In the UK situation, Politically Black (PB) has come to be known as a term to cover the struggle of non-white racial groups to racial inequality. I used to think it was harmless enough, so long as folks delivered, but Afro Pessimism knows better. Politically Black is a sediment of an earlier consensus. I wish that I had been a closer witness the inception of this error which is propagating through life, art and politics and confusing matters.
Politically Black deletes the blackness of those who actually suffer anti-blackness. It complicates specific articulation and mobilisation against anti-blackness, an elemental form of oppression and grants weird licences to non black people to empower white supremacy's politics of containment.

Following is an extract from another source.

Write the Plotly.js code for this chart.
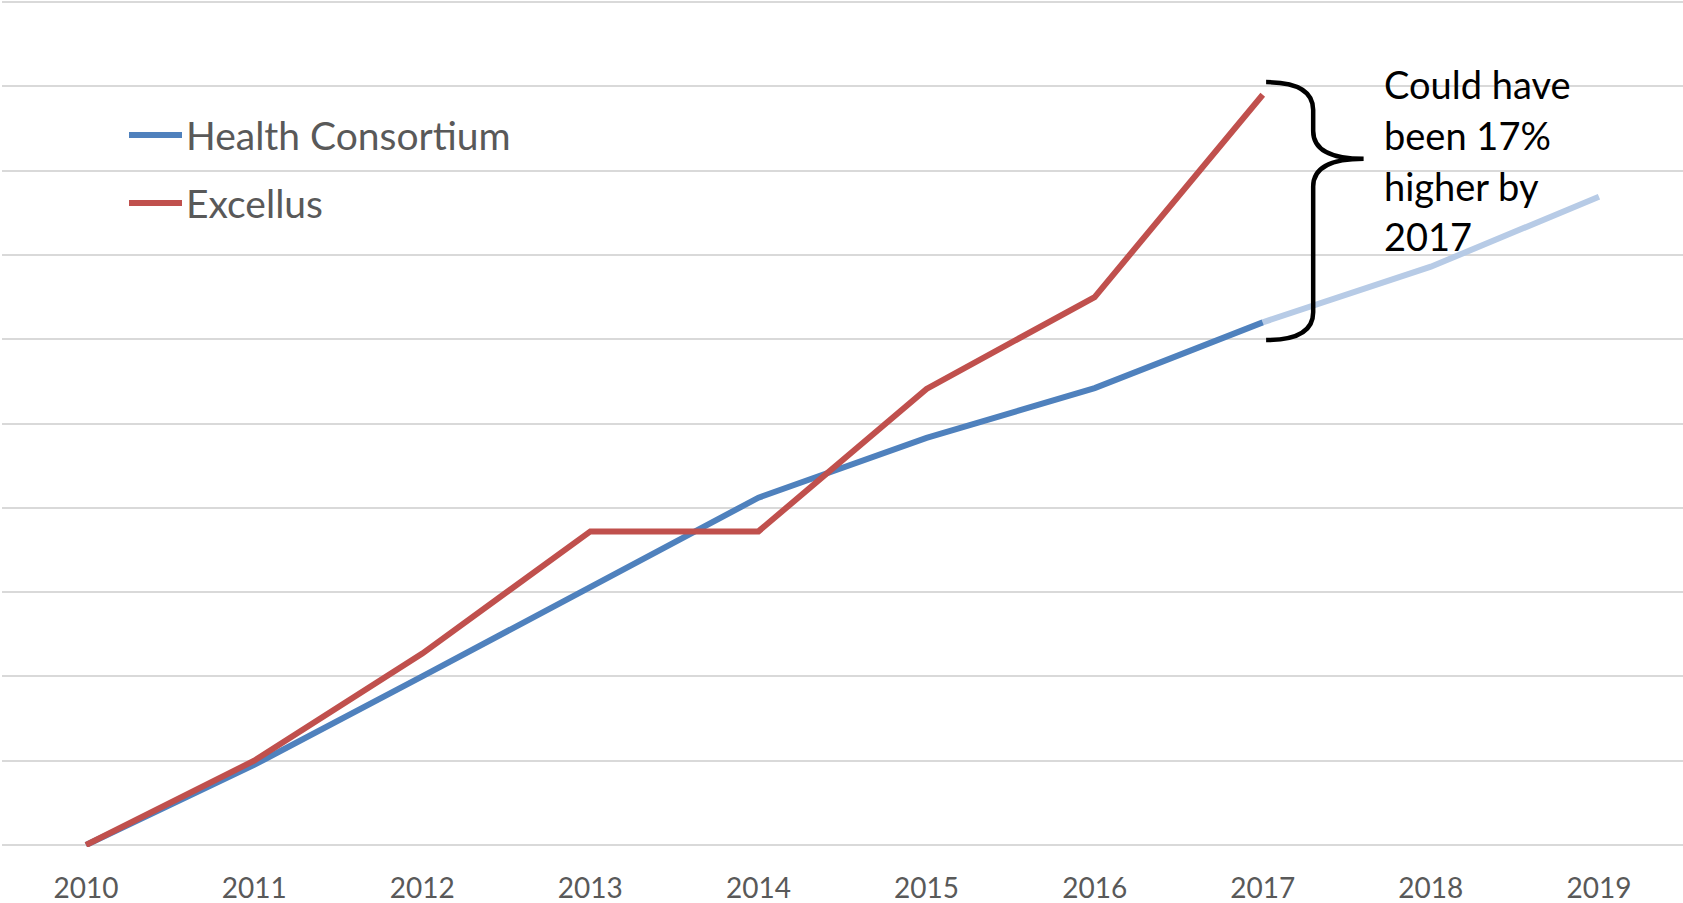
<!DOCTYPE html>
<html>
<head>
<meta charset="utf-8">
<script src="https://cdn.plot.ly/plotly-3.0.1.min.js"></script>
<style>
  html, body { margin: 0; padding: 0; background: #ffffff; }
  #chart { width: 1683px; height: 903px; }
</style>
</head>
<body>
<div id="chart"></div>
<script>
// ---- data ----
const years = [2010, 2011, 2012, 2013, 2014, 2015, 2016, 2017, 2018, 2019];
const consortiumYears = [2010, 2011, 2012, 2013, 2014, 2015, 2016, 2017];
const consortiumValues = [0, 9.5, 20.0, 30.7, 41.2, 48.3, 54.2, 62.0];
const projectedYears = [2017, 2018, 2019];
const projectedValues = [62.0, 68.6, 76.9];
const excellusYears = [2010, 2011, 2012, 2013, 2014, 2015, 2016, 2017];
const excellusValues = [0, 10.0, 22.7, 37.2, 37.2, 54.1, 65.0, 89.0];
const seriesNames = ["Health Consortium", "Excellus"];
const noteLines = ["Could have", "been 17%", "higher by", "2017"];

// ---- layout helpers (pixel -> paper) ----
const W = 1683, H = 903, ML = 2, MR = 0, MT = 0, MB = 56;
const PW = W - ML - MR, PH = H - MT - MB;
const px = x => (x - ML) / PW;
const py = y => (H - MB - y) / PH;
const yPad = 2 * 100 / 843;

const FONT = "Lato, 'Open Sans', 'DejaVu Sans', sans-serif";
const BLUE = "#4f81bd", RED = "#c0504d", LIGHT = "#b7cbe6";

const traces = [
  { x: projectedYears, y: projectedValues, type: "scatter", mode: "lines",
    name: "Projected", line: { color: LIGHT, width: 6 }, showlegend: false, hoverinfo: "skip" },
  { x: consortiumYears, y: consortiumValues, type: "scatter", mode: "lines",
    name: seriesNames[0], line: { color: BLUE, width: 6 }, showlegend: false },
  { x: excellusYears, y: excellusValues, type: "scatter", mode: "lines",
    name: seriesNames[1], line: { color: RED, width: 6 }, showlegend: false }
];

// brace (data coordinates)
const bx0 = 2017.02, bxs = 2017.30, bxp = 2017.60;
const byt = 90.5, bym = 81.4, byb = 59.9, r = 3.3;
const bracePath =
  `M ${bx0},${byt} Q ${bxs},${byt} ${bxs},${byt - r} ` +
  `L ${bxs},${bym + r} Q ${bxs},${bym} ${bxp},${bym} ` +
  `Q ${bxs},${bym} ${bxs},${bym - r} ` +
  `L ${bxs},${byb + r} Q ${bxs},${byb} ${bx0},${byb}`;

const legendY = [135, 203];
const legendColors = [BLUE, RED];
const shapes = [
  { type: "path", xref: "x", yref: "y", path: bracePath,
    line: { color: "#000000", width: 4.5 }, fillcolor: "rgba(0,0,0,0)" }
];
const annotations = [];
seriesNames.forEach((name, i) => {
  shapes.push({ type: "line", xref: "paper", yref: "paper",
    x0: px(129), x1: px(182), y0: py(legendY[i]), y1: py(legendY[i]),
    line: { color: legendColors[i], width: 6 } });
  annotations.push({ xref: "paper", yref: "paper", x: px(184), y: py(legendY[i]),
    xanchor: "left", yanchor: "middle", showarrow: false, text: name,
    font: { family: FONT, size: 39, color: "#595959" } });
});
const noteCenters = [81.6, 133, 183.5, 234];
noteLines.forEach((t, i) => {
  annotations.push({ xref: "paper", yref: "paper", x: px(1382), y: py(noteCenters[i] + 2),
    xanchor: "left", yanchor: "middle", showarrow: false, text: t,
    font: { family: FONT, size: 38, color: "#000000" } });
});

const layout = {
  width: W, height: H,
  margin: { l: ML, r: MR, t: MT, b: MB, pad: 0 },
  paper_bgcolor: "#ffffff", plot_bgcolor: "#ffffff",
  showlegend: false,
  xaxis: {
    range: [2009.5, 2019.5], tickvals: years, ticktext: years.map(String),
    showgrid: false, zeroline: false, showline: false, ticks: "",
    tickfont: { family: FONT, size: 28, color: "#595959" },
    ticklabelstandoff: 22, fixedrange: true
  },
  yaxis: {
    range: [-yPad, 100 + yPad], dtick: 10, tick0: 0, showticklabels: false,
    showgrid: true, gridcolor: "#d9d9d9", gridwidth: 2,
    zeroline: false, showline: false, ticks: "", fixedrange: true
  },
  shapes: shapes,
  annotations: annotations
};

Plotly.newPlot("chart", traces, layout, { displayModeBar: false, staticPlot: true });
</script>
</body>
</html>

Like the meeting of West India Dock Road and East India Dock Road, to become Commercial Road and the artery into the City of London, our histories are materially contributory to the white supremacy project. Yet there is a diversity to the nature and location of our colonial wounds, decolonial brotherhood means assisting with each other's healing, sharpening and blossoming processes, not obstructing. [The Three Pillars of White Supremacy is a useful way of beginning to thinking about this: Slavery/Capitalism, Genocide/Colonialism and Orientalism/War.]
So, at a moral level, it should be easy to divest political commitment from a term such as political black.
Following the good news of the election of the new president of the NUS (which has got supporters of Israel and white supremacists foaming at the mouth) there is the opportunity to reflect on and recraft our mental and political structure for the future. Just like after the West Indies cricket team of the 70s and 80s, there was actually no need to invest so much effort in cricket.
Political Black was one of those messy tactical compromises for a slightly earlier white supremacy. We are stronger together, but Politically Black is not The End of History, and the wrong binding agent is not durable under both external pressure and internal growth. It is no disrespect to the love and work of the more middle aged, nor the fiery younglings, to replace the term.
Colonially Wounded Communities (CWCs) must resist being white-mailed by acceptability politics and prevented from speaking the name of white supremacy to its prime beneficiaries, nor reminding them of the colonial realities of why we are here.
At the very least, people of decolonial commitment must never be traitor-shamed by Politically Black Enforcers, nor muffled by a Closed Eared Leaderships.